Module 2: Metabolic modelling
As the name suggests it is the modelling of complex metabolic and other types of regulatory networks. In the course we focus on the metabolic networks and touch the topic of integration of various forms of omics data into the metabolic network to predict various types of models.
This kind of studies are useful in drug development or performing gene knockout studies. In such cases it is experimentally not feasible to test hundreds of drugs in multiple conditions due to time constraints as well as financial concerns, thus, as a replacement these computationally generated metabolic networks are used to predict the top 10 drugs/genes that can be knocked-out to get the desired phenotype. These top candidates can then be easily tested experimentally and one with the most optimal results can be selected.
We learned about the theoretical basics of metabolic modelling and various methods used to improve prediction, such as Flux Balance Analysis (FBA), parsimonious FBA and Flux Variability Analysis (FVA) of genome scale metabolic models. Later, we implemented these methods in the practical lab exercises where we were given a metabolic model of liver cancer cell line, and we predicted the top 10 candidates for gene knockout studies.
Module 3: Models of Gene Regulation
The third module focused on the integration of various omics data sets. Before jumping into the integration of variety of omics data, we were first informed about the need for various omics data and the caveats, biases and problems of each type of omics datasets during the theory classes. Further, we learned about various proteomics methods and the advantages and disadvantages of using specific methods in relation to the sample size and the quality of the data expected for the study.
Finally, after understanding the basics we dived into the lab exercises where we were given transcriptomics and proteomics data of drug treated versus non-treated samples over a time series experiment. We had to integrate these two omics data using PECA tool and answer the questions regarding changes in the gene expression with relation to the protein expression at various time points and associate the general changes caused by the drugs to the general mechanistic pathways that were affected by drug treatment.

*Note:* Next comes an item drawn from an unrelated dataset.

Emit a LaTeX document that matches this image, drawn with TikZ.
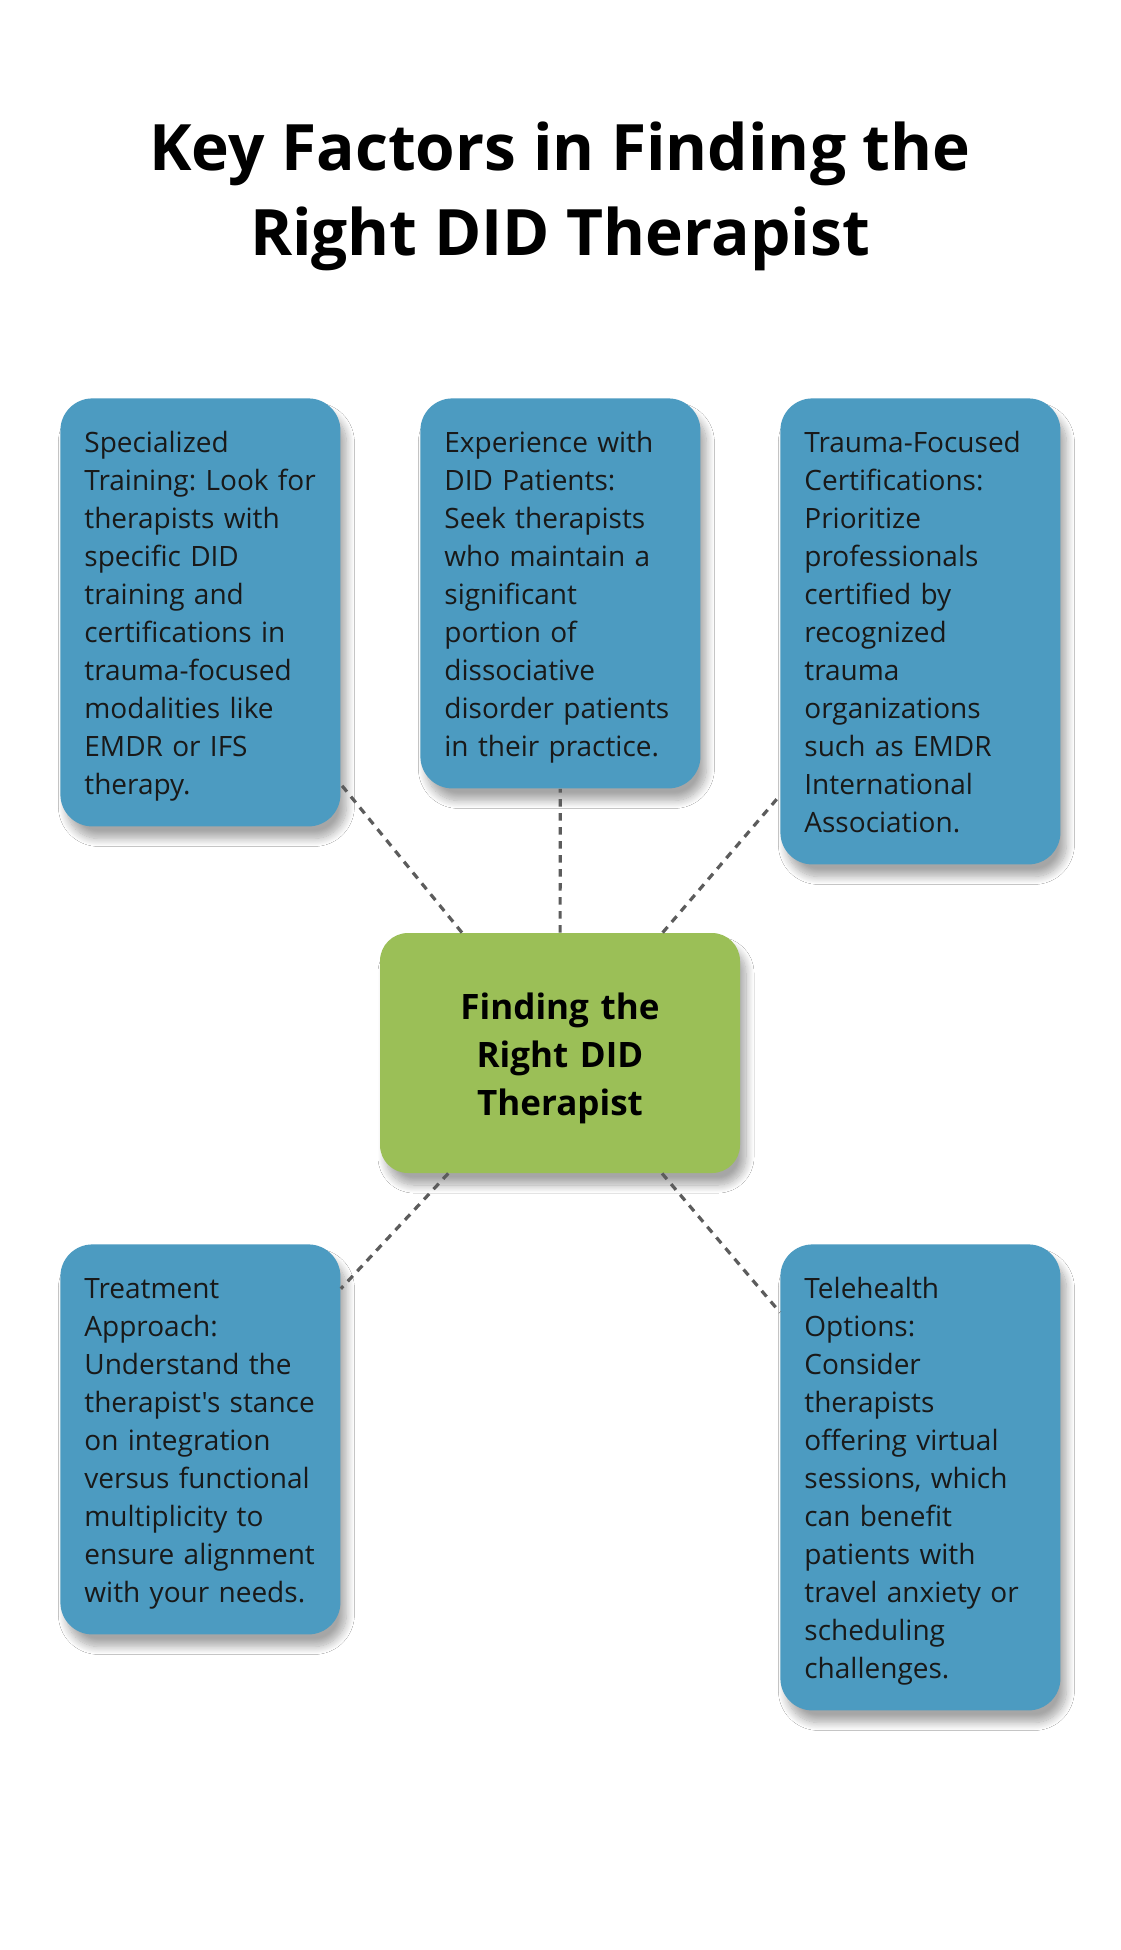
\documentclass[tikz,border=0pt]{standalone}
\usepackage{fontspec}
\setmainfont{Open Sans}[Ligatures=TeXOff]
\usepackage{xcolor}
\usepackage{tikz}
\usetikzlibrary{shadows,shadows.blur}
\definecolor{factorblue}{HTML}{4C9BC1}
\definecolor{findgreen}{HTML}{9BBF57}
\definecolor{linkgray}{HTML}{5C5C5C}
\newcommand{\lstrut}{\rule[-4pt]{0pt}{19pt}}
\newcommand{\cstrut}{\rule[-5pt]{0pt}{24pt}}
\newcommand{\tstrut}{\rule[-9pt]{0pt}{42.5pt}}
\tikzset{
  soft shadow/.style={blur shadow={shadow xshift=3pt, shadow yshift=-6pt,
    shadow blur radius=4pt, shadow blur steps=12, shadow opacity=35}},
  factor/.style={fill=factorblue, rounded corners=16pt, anchor=north west,
    text width=116pt, inner xsep=12pt, inner ysep=12pt, align=left,
    font=\fontsize{14pt}{19pt}\selectfont\frenchspacing, text=black!90,
    soft shadow, execute at begin node=\lstrut, execute at end node=\lstrut},
  finding/.style={fill=findgreen, rounded corners=14pt, minimum width=180pt,
    minimum height=120pt, text width=150pt, align=center,
    font=\bfseries\fontsize{17.5pt}{24pt}\selectfont, text=black,
    soft shadow, execute at begin node=\cstrut, execute at end node=\cstrut},
  link/.style={draw=linkgray, line width=1.6pt, dash pattern=on 3.75pt off 3.25pt}
}
\begin{document}
\begin{tikzpicture}[x=0.5pt,y=-0.5pt]
      \fill[white] (0,0) rectangle (1120,1950);
      \useasboundingbox (0,0) rectangle (1120,1950);
        \node at (560,103) [anchor=north, align=center, inner sep=0pt,
          font=\bfseries\fontsize{32pt}{42.5pt}\selectfont] (title)
        {
          \tstrut Key Factors in Finding the\\
          Right DID Therapist
        };
        \node at (60,398) [factor] (training)
        {
          Specialized\\ Training: Look for\\ therapists with\\ specific DID\\
          training and\\ certifications in\\ trauma-focused\\ modalities like\\
          EMDR or IFS\\ therapy.
        };
        \node at (420,398) [factor] (experience)
        {
          Experience with\\ DID Patients:\\ Seek therapists\\ who maintain a\\
          significant\\ portion of\\ dissociative\\ disorder patients\\
          in their practice.
        };
        \node at (780,398) [factor] (certs)
        {
          Trauma-Focused\\ Certifications:\\ Prioritize\\ professionals\\
          certified by\\ recognized\\ trauma\\ organizations\\ such as EMDR\\
          International\\ Association.
        };
        \node at (560,1053) [finding] (finding)
        {
          Finding the\\ Right DID\\ Therapist
        };
        \node at (60,1244) [factor] (approach)
        {
          Treatment\\ Approach:\\ Understand the\\ therapist's stance\\
          on integration\\ versus functional\\ multiplicity to\\
          ensure alignment\\ with your needs.
        };
        \node at (780,1244) [factor] (telehealth)
        {
          Telehealth\\ Options:\\ Consider\\ therapists\\ offering virtual\\
          sessions, which\\ can benefit\\ patients with\\ travel anxiety or\\
          scheduling\\ challenges.
        };
        % dotted spokes from the centre box
        \draw[link] (finding) -- (training);
        \draw[link] (finding) -- (experience);
        \draw[link] (finding) -- (certs);
        \draw[link] (finding) -- (approach);
        \draw[link] (finding) -- (telehealth);
      \end{tikzpicture}
\end{document}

While analysing these real datasets we encountered different problems and caveats for each type of datasets. For eg. proteomics datasets are generally sparse and tend to have large number of missing values, thus it becomes important to deal with these missing values before proceeding to analysis else the data seems to be more or less useless.
Learning and exploring real datasets while tackling the problems faced by researchers made the course very exciting!